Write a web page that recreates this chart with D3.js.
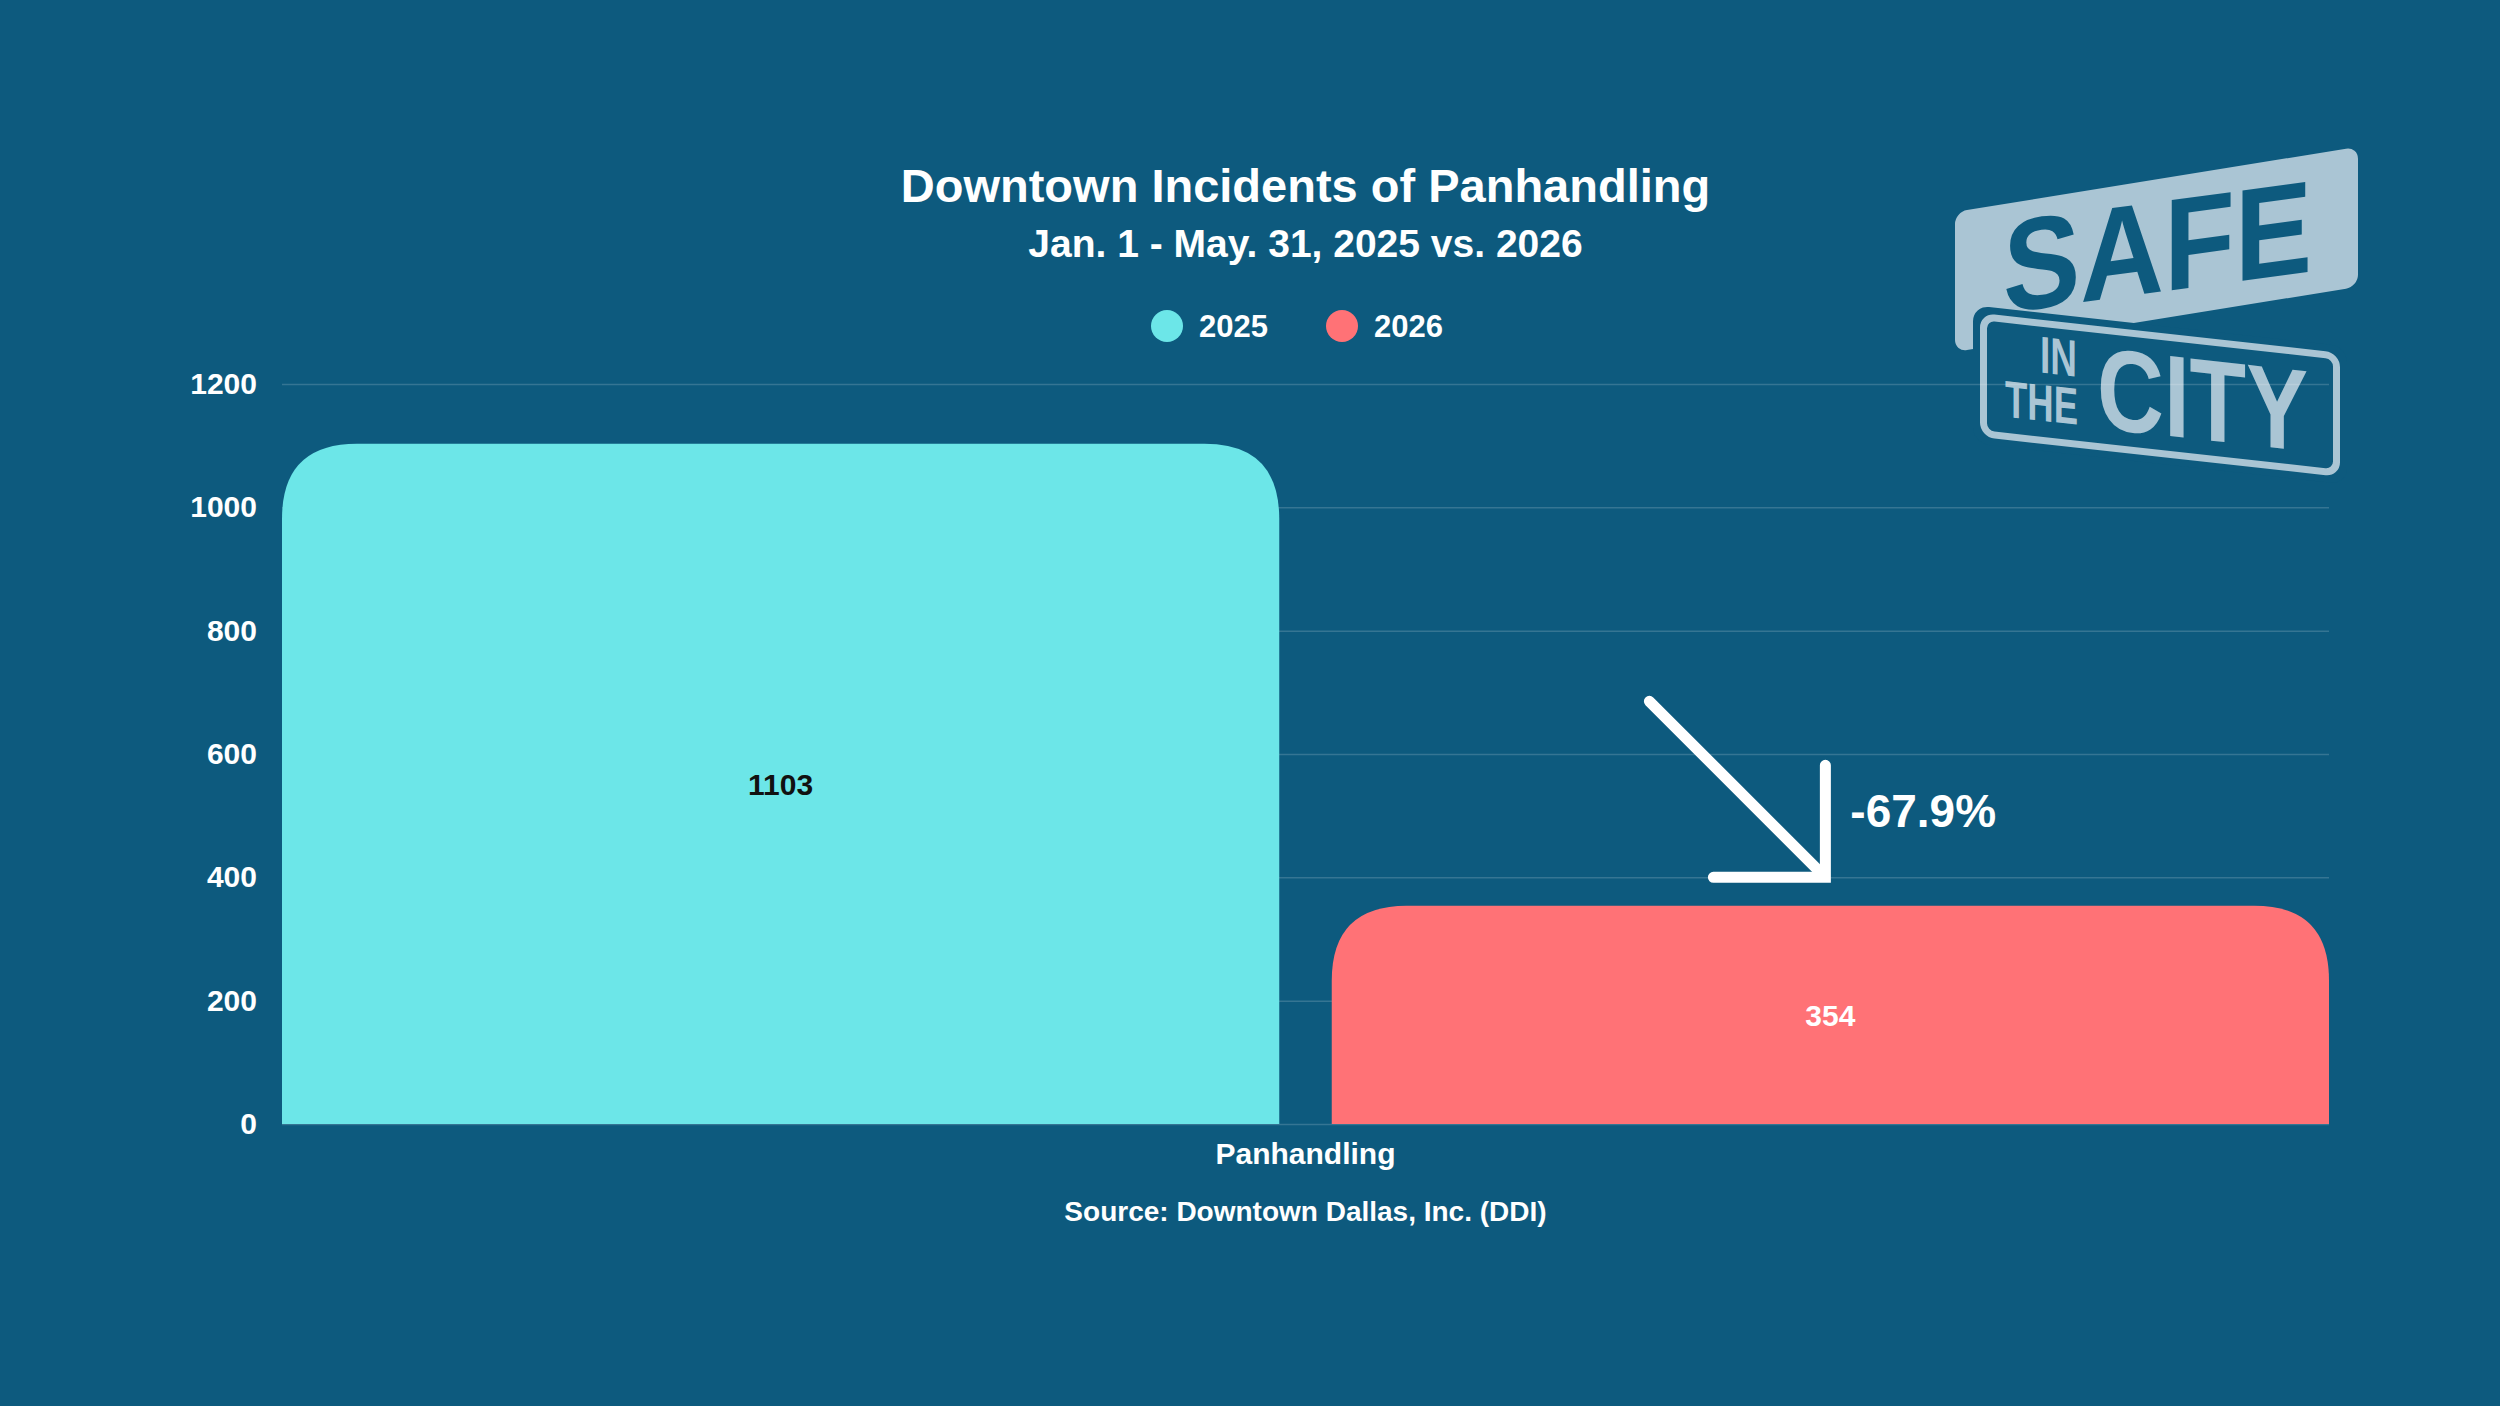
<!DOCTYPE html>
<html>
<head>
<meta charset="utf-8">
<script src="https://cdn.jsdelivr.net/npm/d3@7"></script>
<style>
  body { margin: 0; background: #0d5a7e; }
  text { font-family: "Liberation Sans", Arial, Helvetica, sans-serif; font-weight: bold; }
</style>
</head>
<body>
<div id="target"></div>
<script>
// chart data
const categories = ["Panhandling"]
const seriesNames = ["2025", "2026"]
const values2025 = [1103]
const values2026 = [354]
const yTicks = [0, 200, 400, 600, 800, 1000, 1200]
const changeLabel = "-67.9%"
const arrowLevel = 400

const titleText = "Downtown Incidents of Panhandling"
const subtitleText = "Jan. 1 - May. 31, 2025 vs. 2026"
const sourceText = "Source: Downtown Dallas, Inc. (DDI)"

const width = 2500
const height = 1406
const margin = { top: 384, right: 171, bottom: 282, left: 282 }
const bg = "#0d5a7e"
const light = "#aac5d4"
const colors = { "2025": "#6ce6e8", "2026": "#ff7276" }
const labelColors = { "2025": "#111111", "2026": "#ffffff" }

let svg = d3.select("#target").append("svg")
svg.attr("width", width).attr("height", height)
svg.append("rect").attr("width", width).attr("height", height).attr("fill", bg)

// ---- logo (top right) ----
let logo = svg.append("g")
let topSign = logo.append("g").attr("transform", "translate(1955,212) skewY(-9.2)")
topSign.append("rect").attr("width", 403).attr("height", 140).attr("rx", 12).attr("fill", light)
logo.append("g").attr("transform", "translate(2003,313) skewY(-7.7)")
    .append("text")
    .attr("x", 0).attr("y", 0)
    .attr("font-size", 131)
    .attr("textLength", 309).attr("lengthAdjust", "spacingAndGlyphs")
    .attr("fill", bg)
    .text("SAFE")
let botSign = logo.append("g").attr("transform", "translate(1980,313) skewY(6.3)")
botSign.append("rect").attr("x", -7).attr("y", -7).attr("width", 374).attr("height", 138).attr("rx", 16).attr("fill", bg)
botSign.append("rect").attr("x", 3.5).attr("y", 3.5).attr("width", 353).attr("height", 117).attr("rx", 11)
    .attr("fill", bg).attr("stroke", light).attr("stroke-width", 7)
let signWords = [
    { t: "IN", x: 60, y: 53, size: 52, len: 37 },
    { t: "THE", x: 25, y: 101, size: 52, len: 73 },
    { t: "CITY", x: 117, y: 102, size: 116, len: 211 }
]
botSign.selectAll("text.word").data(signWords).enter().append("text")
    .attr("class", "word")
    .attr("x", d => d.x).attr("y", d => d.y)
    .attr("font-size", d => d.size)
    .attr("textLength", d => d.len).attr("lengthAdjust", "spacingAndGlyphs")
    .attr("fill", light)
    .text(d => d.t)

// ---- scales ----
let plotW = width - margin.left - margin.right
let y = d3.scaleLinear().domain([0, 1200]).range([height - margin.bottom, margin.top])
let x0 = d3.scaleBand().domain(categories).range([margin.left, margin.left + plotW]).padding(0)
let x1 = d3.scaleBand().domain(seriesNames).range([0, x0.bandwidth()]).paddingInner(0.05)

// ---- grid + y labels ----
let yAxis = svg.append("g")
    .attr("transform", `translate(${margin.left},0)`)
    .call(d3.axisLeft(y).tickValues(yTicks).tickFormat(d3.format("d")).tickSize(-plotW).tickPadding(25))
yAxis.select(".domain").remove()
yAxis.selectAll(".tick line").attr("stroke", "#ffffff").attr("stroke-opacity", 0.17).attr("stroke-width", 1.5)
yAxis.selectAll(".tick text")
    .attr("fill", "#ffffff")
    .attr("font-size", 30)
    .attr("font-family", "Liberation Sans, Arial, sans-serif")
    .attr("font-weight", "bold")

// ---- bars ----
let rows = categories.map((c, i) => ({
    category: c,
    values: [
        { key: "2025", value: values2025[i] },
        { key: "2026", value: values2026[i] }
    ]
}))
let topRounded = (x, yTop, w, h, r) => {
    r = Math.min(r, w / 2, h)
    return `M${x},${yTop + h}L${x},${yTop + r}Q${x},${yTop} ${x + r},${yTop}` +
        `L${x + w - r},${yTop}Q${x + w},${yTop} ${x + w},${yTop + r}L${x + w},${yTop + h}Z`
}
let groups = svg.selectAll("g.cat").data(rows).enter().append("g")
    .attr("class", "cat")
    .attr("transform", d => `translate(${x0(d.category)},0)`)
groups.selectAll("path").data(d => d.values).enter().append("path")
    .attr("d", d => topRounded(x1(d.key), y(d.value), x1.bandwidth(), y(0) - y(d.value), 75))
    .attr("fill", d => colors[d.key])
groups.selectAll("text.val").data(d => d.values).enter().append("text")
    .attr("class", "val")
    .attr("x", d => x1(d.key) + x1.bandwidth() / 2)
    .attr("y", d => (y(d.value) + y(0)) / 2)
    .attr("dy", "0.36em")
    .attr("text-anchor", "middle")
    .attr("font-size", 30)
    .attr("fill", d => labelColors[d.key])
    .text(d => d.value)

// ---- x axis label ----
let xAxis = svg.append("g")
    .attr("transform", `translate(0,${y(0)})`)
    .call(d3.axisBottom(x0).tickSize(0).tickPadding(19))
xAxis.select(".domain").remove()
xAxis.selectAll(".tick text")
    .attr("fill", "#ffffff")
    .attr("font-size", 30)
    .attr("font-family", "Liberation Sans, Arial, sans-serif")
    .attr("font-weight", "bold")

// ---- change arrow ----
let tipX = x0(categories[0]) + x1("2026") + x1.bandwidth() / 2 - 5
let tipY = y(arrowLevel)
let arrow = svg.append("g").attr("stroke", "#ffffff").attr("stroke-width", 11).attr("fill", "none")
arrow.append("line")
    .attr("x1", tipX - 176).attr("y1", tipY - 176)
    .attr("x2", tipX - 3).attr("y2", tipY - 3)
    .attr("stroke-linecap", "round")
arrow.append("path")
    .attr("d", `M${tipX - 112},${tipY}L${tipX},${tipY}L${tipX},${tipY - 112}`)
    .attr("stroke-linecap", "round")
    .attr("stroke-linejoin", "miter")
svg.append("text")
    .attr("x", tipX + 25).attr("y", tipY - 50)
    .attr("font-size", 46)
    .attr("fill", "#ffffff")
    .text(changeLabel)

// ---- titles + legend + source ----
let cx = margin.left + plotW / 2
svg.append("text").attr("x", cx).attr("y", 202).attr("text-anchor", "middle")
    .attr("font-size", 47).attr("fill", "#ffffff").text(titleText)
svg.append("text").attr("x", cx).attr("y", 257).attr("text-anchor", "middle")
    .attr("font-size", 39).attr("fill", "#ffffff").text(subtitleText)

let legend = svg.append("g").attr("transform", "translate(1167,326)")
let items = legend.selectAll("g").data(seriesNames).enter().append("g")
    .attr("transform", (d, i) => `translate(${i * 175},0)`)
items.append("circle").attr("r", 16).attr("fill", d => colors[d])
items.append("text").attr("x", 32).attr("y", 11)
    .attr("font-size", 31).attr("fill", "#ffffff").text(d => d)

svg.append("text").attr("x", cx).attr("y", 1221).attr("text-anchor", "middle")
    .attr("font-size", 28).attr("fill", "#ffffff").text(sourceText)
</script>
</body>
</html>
++++++++
**TASK OBJECTIVE:** Return only the lines running from the top of the data to the line that holds "const arrowLevel = 400". Include both of those lines, but skip the pictures.

**SOLVED PROBLEM:**
Write a web page that recreates this chart with D3.js.
<!DOCTYPE html>
<html>
<head>
<meta charset="utf-8">
<script src="https://cdn.jsdelivr.net/npm/d3@7"></script>
<style>
  body { margin: 0; background: #0d5a7e; }
  text { font-family: "Liberation Sans", Arial, Helvetica, sans-serif; font-weight: bold; }
</style>
</head>
<body>
<div id="target"></div>
<script>
// chart data
const categories = ["Panhandling"]
const seriesNames = ["2025", "2026"]
const values2025 = [1103]
const values2026 = [354]
const yTicks = [0, 200, 400, 600, 800, 1000, 1200]
const changeLabel = "-67.9%"
const arrowLevel = 400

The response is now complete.